Write the data out again, character for character, with no images.
# # #
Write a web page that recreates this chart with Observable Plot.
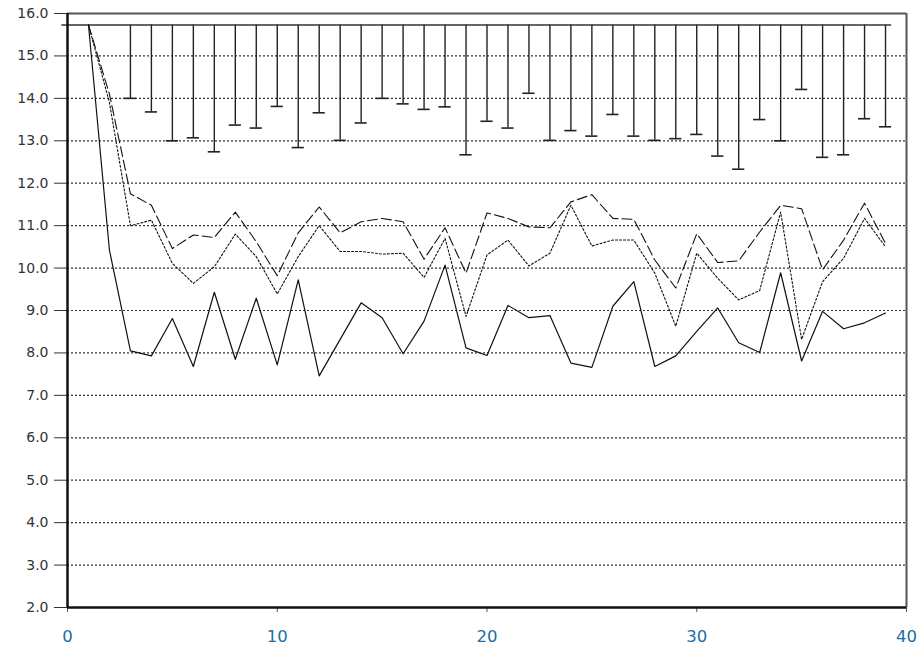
<!DOCTYPE html>
<html>
<head>
<meta charset="utf-8">
<script src="https://cdn.jsdelivr.net/npm/d3@7"></script>
<script src="https://cdn.jsdelivr.net/npm/@observablehq/plot@0.6"></script>
<style>
  html, body { margin: 0; padding: 0; background: #fff; }
  #chart svg { display: block; }
</style>
</head>
<body>
<div id="chart"></div>
<script>
// ---- data ----
const xs = d3.range(1, 40); // 1..39
const solidSeries = [15.73, 10.42, 8.05, 7.93, 8.81, 7.68, 9.43, 7.85, 9.29, 7.72, 9.72, 7.46, 8.32, 9.18, 8.83, 7.98, 8.75, 10.07, 8.12, 7.94, 9.12, 8.83, 8.88, 7.76, 7.66, 9.10, 9.68, 7.68, 7.93, 8.51, 9.06, 8.24, 8.01, 9.89, 7.81, 8.98, 8.57, 8.71, 8.94];
const dashedSeries = [15.73, 14.1, 11.75, 11.48, 10.46, 10.78, 10.72, 11.32, 10.62, 9.82, 10.83, 11.44, 10.83, 11.09, 11.17, 11.09, 10.21, 10.95, 9.88, 11.30, 11.17, 10.97, 10.95, 11.56, 11.73, 11.17, 11.15, 10.19, 9.53, 10.81, 10.13, 10.17, 10.85, 11.48, 11.40, 9.96, 10.66, 11.53, 10.58];
const dottedSeries = [15.73, 13.9, 11.0, 11.13, 10.11, 9.64, 10.03, 10.80, 10.27, 9.39, 10.27, 11.0, 10.39, 10.39, 10.33, 10.35, 9.78, 10.70, 8.86, 10.31, 10.66, 10.05, 10.35, 11.48, 10.52, 10.66, 10.66, 9.88, 8.63, 10.35, 9.76, 9.25, 9.47, 11.32, 8.32, 9.68, 10.23, 11.17, 10.50];
const barX = d3.range(3, 40); // 3..39
const barMin = [14.0, 13.68, 13.0, 13.07, 12.74, 13.37, 13.30, 13.81, 12.84, 13.66, 13.01, 13.42, 14.0, 13.87, 13.74, 13.80, 12.67, 13.46, 13.30, 14.12, 13.01, 13.24, 13.11, 13.62, 13.11, 13.01, 13.05, 13.15, 12.64, 12.33, 13.50, 13.0, 14.21, 12.61, 12.67, 13.52, 13.33];
const ceiling = 15.73;
const ceilingFrom = -0.27;
const ceilingTo = 39.29;
const capHalf = 0.29;
const yTicks = d3.range(2, 17); // 2.0 .. 16.0
const xTicks = [0, 10, 20, 30, 40];
const gridTicks = d3.range(3, 16);

// ---- tables ----
const solid = xs.map((x, i) => ({x, y: solidSeries[i]}));
const dashed = xs.map((x, i) => ({x, y: dashedSeries[i]}));
const dotted = xs.map((x, i) => ({x, y: dottedSeries[i]}));
const bars = barX.map((x, i) => ({x, lo: barMin[i]}));

const chart = Plot.plot({
  width: 920,
  height: 647,
  marginLeft: 67,
  marginRight: 14,
  marginTop: 13,
  marginBottom: 40,
  style: {background: "#fff", overflow: "visible"},
  x: {domain: [0, 40]},
  y: {domain: [2, 16]},
  marks: [
    // dotted grid
    Plot.ruleY(gridTicks, {stroke: "#333", strokeWidth: 1.2, strokeDasharray: "2,2"}),
    // y axis
    Plot.axisY({ticks: yTicks, tickFormat: d => d.toFixed(1), tickSize: 13, tickPadding: 6,
      fontSize: 14, fontFamily: "DejaVu Sans", stroke: "#333", color: "#333", label: null}),
    // x axis
    Plot.axisX({ticks: xTicks, tickFormat: d => String(d), tickSize: 5, tickPadding: 18,
      fontSize: 16.5, fontFamily: "DejaVu Sans", color: "#1c6ea4", stroke: "#555", label: null}),
    // error bars hanging from the ceiling
    Plot.ruleX(bars, {x: "x", y1: "lo", y2: () => ceiling, stroke: "#222", strokeWidth: 1.4}),
    Plot.ruleY(bars, {y: "lo", x1: d => d.x - capHalf, x2: d => d.x + capHalf, stroke: "#222", strokeWidth: 1.6}),
    Plot.ruleY([ceiling], {x1: ceilingFrom, x2: ceilingTo, stroke: "#333", strokeWidth: 1.6}),
    // series
    Plot.line(dashed, {x: "x", y: "y", stroke: "#111", strokeWidth: 1.1, strokeDasharray: "10,4"}),
    Plot.line(dotted, {x: "x", y: "y", stroke: "#111", strokeWidth: 1.1, strokeDasharray: "2,2"}),
    Plot.line(solid, {x: "x", y: "y", stroke: "#111", strokeWidth: 1.2}),
    // frame
    Plot.ruleY([16], {stroke: "#555", strokeWidth: 2}),
    Plot.ruleX([40], {stroke: "#555", strokeWidth: 2}),
    Plot.ruleY([2], {stroke: "#111", strokeWidth: 2.5}),
    Plot.ruleX([0], {stroke: "#111", strokeWidth: 2.5})
  ]
});
document.getElementById("chart").appendChild(chart);
</script>
</body>
</html>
# # #
CORRECT RESULT
Write a web page that recreates this chart with Observable Plot.
<!DOCTYPE html>
<html>
<head>
<meta charset="utf-8">
<script src="https://cdn.jsdelivr.net/npm/d3@7"></script>
<script src="https://cdn.jsdelivr.net/npm/@observablehq/plot@0.6"></script>
<style>
  html, body { margin: 0; padding: 0; background: #fff; }
  #chart svg { display: block; }
</style>
</head>
<body>
<div id="chart"></div>
<script>
// ---- data ----
const xs = d3.range(1, 40); // 1..39
const solidSeries = [15.73, 10.42, 8.05, 7.93, 8.81, 7.68, 9.43, 7.85, 9.29, 7.72, 9.72, 7.46, 8.32, 9.18, 8.83, 7.98, 8.75, 10.07, 8.12, 7.94, 9.12, 8.83, 8.88, 7.76, 7.66, 9.10, 9.68, 7.68, 7.93, 8.51, 9.06, 8.24, 8.01, 9.89, 7.81, 8.98, 8.57, 8.71, 8.94];
const dashedSeries = [15.73, 14.1, 11.75, 11.48, 10.46, 10.78, 10.72, 11.32, 10.62, 9.82, 10.83, 11.44, 10.83, 11.09, 11.17, 11.09, 10.21, 10.95, 9.88, 11.30, 11.17, 10.97, 10.95, 11.56, 11.73, 11.17, 11.15, 10.19, 9.53, 10.81, 10.13, 10.17, 10.85, 11.48, 11.40, 9.96, 10.66, 11.53, 10.58];
const dottedSeries = [15.73, 13.9, 11.0, 11.13, 10.11, 9.64, 10.03, 10.80, 10.27, 9.39, 10.27, 11.0, 10.39, 10.39, 10.33, 10.35, 9.78, 10.70, 8.86, 10.31, 10.66, 10.05, 10.35, 11.48, 10.52, 10.66, 10.66, 9.88, 8.63, 10.35, 9.76, 9.25, 9.47, 11.32, 8.32, 9.68, 10.23, 11.17, 10.50];
const barX = d3.range(3, 40); // 3..39
const barMin = [14.0, 13.68, 13.0, 13.07, 12.74, 13.37, 13.30, 13.81, 12.84, 13.66, 13.01, 13.42, 14.0, 13.87, 13.74, 13.80, 12.67, 13.46, 13.30, 14.12, 13.01, 13.24, 13.11, 13.62, 13.11, 13.01, 13.05, 13.15, 12.64, 12.33, 13.50, 13.0, 14.21, 12.61, 12.67, 13.52, 13.33];
const ceiling = 15.73;
const ceilingFrom = -0.27;
const ceilingTo = 39.29;
const capHalf = 0.29;
const yTicks = d3.range(2, 17); // 2.0 .. 16.0
const xTicks = [0, 10, 20, 30, 40];
const gridTicks = d3.range(3, 16);

// ---- tables ----
const solid = xs.map((x, i) => ({x, y: solidSeries[i]}));
const dashed = xs.map((x, i) => ({x, y: dashedSeries[i]}));
const dotted = xs.map((x, i) => ({x, y: dottedSeries[i]}));
const bars = barX.map((x, i) => ({x, lo: barMin[i]}));

const chart = Plot.plot({
  width: 920,
  height: 647,
  marginLeft: 67,
  marginRight: 14,
  marginTop: 13,
  marginBottom: 40,
  style: {background: "#fff", overflow: "visible"},
  x: {domain: [0, 40]},
  y: {domain: [2, 16]},
  marks: [
    // dotted grid
    Plot.ruleY(gridTicks, {stroke: "#333", strokeWidth: 1.2, strokeDasharray: "2,2"}),
    // y axis
    Plot.axisY({ticks: yTicks, tickFormat: d => d.toFixed(1), tickSize: 13, tickPadding: 6,
      fontSize: 14, fontFamily: "DejaVu Sans", stroke: "#333", color: "#333", label: null}),
    // x axis
    Plot.axisX({ticks: xTicks, tickFormat: d => String(d), tickSize: 5, tickPadding: 18,
      fontSize: 16.5, fontFamily: "DejaVu Sans", color: "#1c6ea4", stroke: "#555", label: null}),
    // error bars hanging from the ceiling
    Plot.ruleX(bars, {x: "x", y1: "lo", y2: () => ceiling, stroke: "#222", strokeWidth: 1.4}),
    Plot.ruleY(bars, {y: "lo", x1: d => d.x - capHalf, x2: d => d.x + capHalf, stroke: "#222", strokeWidth: 1.6}),
    Plot.ruleY([ceiling], {x1: ceilingFrom, x2: ceilingTo, stroke: "#333", strokeWidth: 1.6}),
    // series
    Plot.line(dashed, {x: "x", y: "y", stroke: "#111", strokeWidth: 1.1, strokeDasharray: "10,4"}),
    Plot.line(dotted, {x: "x", y: "y", stroke: "#111", strokeWidth: 1.1, strokeDasharray: "2,2"}),
    Plot.line(solid, {x: "x", y: "y", stroke: "#111", strokeWidth: 1.2}),
    // frame
    Plot.ruleY([16], {stroke: "#555", strokeWidth: 2}),
    Plot.ruleX([40], {stroke: "#555", strokeWidth: 2}),
    Plot.ruleY([2], {stroke: "#111", strokeWidth: 2.5}),
    Plot.ruleX([0], {stroke: "#111", strokeWidth: 2.5})
  ]
});
document.getElementById("chart").appendChild(chart);
</script>
</body>
</html>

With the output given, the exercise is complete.